=== WHAT IS ASKED ===
Return the lines from the one with "Give me the Chart.js source for this chart." through the one with "kompression och retur", exactly as they appear and with no pictures.

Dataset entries

^^^^

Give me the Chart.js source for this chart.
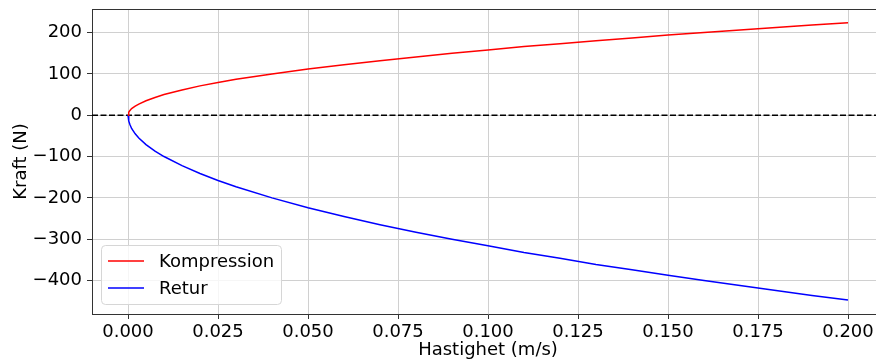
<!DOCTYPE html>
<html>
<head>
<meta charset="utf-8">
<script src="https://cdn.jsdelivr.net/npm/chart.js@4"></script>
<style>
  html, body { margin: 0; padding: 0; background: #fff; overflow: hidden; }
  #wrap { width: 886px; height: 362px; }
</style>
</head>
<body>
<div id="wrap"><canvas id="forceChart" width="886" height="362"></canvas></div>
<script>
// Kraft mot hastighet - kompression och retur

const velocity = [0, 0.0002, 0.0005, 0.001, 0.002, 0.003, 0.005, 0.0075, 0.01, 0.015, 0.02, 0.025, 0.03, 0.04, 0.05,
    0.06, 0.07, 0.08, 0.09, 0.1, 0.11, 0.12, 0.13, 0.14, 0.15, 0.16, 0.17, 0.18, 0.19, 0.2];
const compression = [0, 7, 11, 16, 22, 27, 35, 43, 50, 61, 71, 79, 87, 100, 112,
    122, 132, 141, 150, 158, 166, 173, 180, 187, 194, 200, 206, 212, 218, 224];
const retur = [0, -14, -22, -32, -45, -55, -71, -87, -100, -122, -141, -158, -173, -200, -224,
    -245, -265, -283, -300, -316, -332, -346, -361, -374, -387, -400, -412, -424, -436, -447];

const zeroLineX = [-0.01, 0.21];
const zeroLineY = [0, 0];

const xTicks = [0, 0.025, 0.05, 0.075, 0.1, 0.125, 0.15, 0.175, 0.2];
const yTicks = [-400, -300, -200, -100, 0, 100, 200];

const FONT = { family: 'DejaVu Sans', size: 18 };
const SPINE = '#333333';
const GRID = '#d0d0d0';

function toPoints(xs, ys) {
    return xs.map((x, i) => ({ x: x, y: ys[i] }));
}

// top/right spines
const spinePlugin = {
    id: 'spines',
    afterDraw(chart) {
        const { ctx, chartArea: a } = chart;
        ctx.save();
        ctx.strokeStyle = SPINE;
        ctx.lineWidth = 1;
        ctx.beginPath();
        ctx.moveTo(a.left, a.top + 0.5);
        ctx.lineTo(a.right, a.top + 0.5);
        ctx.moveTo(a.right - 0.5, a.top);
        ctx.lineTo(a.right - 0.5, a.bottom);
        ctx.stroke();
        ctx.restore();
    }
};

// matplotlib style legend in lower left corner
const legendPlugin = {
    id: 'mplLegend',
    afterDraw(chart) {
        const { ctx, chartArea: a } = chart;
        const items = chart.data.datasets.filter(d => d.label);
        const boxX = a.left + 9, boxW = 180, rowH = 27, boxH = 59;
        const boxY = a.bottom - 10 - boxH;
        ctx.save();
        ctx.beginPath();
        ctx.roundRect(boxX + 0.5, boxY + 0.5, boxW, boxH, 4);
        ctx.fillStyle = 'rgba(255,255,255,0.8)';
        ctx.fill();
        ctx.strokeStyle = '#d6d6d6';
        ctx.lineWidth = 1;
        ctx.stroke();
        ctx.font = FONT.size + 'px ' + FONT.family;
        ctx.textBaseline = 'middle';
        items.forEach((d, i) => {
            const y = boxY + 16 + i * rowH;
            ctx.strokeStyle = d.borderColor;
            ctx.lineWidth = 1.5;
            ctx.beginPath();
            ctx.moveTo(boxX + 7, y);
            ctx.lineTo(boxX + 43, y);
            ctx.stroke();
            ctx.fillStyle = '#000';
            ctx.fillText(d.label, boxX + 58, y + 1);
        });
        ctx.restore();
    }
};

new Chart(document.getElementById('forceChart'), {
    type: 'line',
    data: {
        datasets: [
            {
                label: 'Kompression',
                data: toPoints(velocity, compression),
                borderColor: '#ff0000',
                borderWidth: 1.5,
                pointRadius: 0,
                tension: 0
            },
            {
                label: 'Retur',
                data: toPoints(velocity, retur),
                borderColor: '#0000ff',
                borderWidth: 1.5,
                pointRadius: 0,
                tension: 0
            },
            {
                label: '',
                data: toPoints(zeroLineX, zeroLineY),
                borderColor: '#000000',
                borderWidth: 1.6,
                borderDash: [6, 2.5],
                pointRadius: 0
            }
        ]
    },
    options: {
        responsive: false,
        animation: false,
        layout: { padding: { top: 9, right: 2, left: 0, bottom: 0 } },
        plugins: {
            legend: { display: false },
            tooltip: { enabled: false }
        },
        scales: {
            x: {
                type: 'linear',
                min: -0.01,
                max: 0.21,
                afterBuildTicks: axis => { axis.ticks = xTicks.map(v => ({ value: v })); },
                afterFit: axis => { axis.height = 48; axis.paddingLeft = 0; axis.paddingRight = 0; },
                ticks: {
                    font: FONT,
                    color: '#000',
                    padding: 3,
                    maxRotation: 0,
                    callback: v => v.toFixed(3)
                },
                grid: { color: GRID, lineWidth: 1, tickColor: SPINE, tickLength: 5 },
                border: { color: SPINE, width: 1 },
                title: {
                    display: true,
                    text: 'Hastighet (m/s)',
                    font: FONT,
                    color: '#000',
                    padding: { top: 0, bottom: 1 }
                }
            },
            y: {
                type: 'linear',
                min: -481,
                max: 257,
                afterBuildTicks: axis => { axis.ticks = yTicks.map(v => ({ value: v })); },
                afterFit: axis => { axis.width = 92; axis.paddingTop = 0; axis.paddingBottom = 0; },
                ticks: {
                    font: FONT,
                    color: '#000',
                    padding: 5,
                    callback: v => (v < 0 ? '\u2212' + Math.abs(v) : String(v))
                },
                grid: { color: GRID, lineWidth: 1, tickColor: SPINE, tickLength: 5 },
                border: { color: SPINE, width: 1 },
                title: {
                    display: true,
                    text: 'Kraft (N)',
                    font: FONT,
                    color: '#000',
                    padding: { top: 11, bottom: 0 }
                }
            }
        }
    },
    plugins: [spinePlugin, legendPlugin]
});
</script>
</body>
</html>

^^^^

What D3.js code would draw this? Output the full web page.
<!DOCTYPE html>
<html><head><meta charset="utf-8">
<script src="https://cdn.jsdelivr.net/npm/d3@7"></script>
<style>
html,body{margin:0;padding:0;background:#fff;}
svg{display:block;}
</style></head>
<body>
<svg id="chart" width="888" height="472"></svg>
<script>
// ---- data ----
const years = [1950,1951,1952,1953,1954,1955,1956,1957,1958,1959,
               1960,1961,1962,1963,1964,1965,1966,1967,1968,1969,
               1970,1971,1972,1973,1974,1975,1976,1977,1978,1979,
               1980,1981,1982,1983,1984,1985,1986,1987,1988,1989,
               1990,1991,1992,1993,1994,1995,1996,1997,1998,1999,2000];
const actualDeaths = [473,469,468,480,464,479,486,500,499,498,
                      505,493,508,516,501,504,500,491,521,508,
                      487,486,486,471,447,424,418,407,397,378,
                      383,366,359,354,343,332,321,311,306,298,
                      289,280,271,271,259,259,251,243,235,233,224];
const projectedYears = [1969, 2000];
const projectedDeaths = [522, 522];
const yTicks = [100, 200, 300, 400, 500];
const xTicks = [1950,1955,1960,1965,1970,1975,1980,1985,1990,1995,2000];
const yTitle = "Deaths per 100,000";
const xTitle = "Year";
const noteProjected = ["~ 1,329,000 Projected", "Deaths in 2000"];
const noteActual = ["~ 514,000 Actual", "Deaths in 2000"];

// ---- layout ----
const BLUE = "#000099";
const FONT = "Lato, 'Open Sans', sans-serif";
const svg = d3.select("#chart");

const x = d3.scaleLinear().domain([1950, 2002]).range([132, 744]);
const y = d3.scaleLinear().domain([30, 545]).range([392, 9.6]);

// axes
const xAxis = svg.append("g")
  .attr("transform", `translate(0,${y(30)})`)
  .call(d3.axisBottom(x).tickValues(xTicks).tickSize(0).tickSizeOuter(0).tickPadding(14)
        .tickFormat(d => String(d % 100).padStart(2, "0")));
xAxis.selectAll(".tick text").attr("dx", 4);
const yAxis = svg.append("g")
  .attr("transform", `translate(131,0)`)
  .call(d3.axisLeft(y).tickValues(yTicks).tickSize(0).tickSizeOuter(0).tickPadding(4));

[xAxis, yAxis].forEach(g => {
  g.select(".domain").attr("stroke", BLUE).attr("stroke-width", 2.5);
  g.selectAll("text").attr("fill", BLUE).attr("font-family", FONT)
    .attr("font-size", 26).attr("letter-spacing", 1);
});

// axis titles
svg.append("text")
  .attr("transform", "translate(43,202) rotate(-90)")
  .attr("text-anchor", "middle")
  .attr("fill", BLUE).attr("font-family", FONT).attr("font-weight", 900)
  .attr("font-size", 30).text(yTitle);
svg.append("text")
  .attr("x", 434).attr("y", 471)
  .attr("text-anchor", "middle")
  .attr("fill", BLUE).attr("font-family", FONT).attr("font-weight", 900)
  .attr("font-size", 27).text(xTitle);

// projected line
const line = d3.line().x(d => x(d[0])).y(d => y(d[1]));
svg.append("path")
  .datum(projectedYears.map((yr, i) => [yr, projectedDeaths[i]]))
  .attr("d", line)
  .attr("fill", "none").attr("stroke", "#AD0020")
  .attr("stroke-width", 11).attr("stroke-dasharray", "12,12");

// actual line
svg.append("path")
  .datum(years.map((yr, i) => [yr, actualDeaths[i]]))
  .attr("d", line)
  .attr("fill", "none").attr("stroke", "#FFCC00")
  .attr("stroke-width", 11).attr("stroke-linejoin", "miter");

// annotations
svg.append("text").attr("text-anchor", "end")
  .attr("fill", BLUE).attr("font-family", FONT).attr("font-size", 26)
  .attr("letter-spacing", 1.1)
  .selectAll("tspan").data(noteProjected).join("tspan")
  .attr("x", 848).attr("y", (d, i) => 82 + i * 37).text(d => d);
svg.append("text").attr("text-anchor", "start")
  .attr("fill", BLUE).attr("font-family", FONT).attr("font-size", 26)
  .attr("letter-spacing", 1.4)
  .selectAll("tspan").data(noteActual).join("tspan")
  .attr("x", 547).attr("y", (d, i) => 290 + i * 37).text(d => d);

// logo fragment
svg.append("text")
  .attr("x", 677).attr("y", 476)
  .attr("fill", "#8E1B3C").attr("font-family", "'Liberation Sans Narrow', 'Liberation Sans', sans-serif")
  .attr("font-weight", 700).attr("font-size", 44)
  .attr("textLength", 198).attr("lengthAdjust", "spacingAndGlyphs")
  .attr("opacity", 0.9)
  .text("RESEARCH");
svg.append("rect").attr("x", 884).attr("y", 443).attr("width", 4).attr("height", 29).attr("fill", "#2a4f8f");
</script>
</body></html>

^^^^

=== RESULT OF THE TASK ===
Give me the Chart.js source for this chart.
<!DOCTYPE html>
<html>
<head>
<meta charset="utf-8">
<script src="https://cdn.jsdelivr.net/npm/chart.js@4"></script>
<style>
  html, body { margin: 0; padding: 0; background: #fff; overflow: hidden; }
  #wrap { width: 886px; height: 362px; }
</style>
</head>
<body>
<div id="wrap"><canvas id="forceChart" width="886" height="362"></canvas></div>
<script>
// Kraft mot hastighet - kompression och retur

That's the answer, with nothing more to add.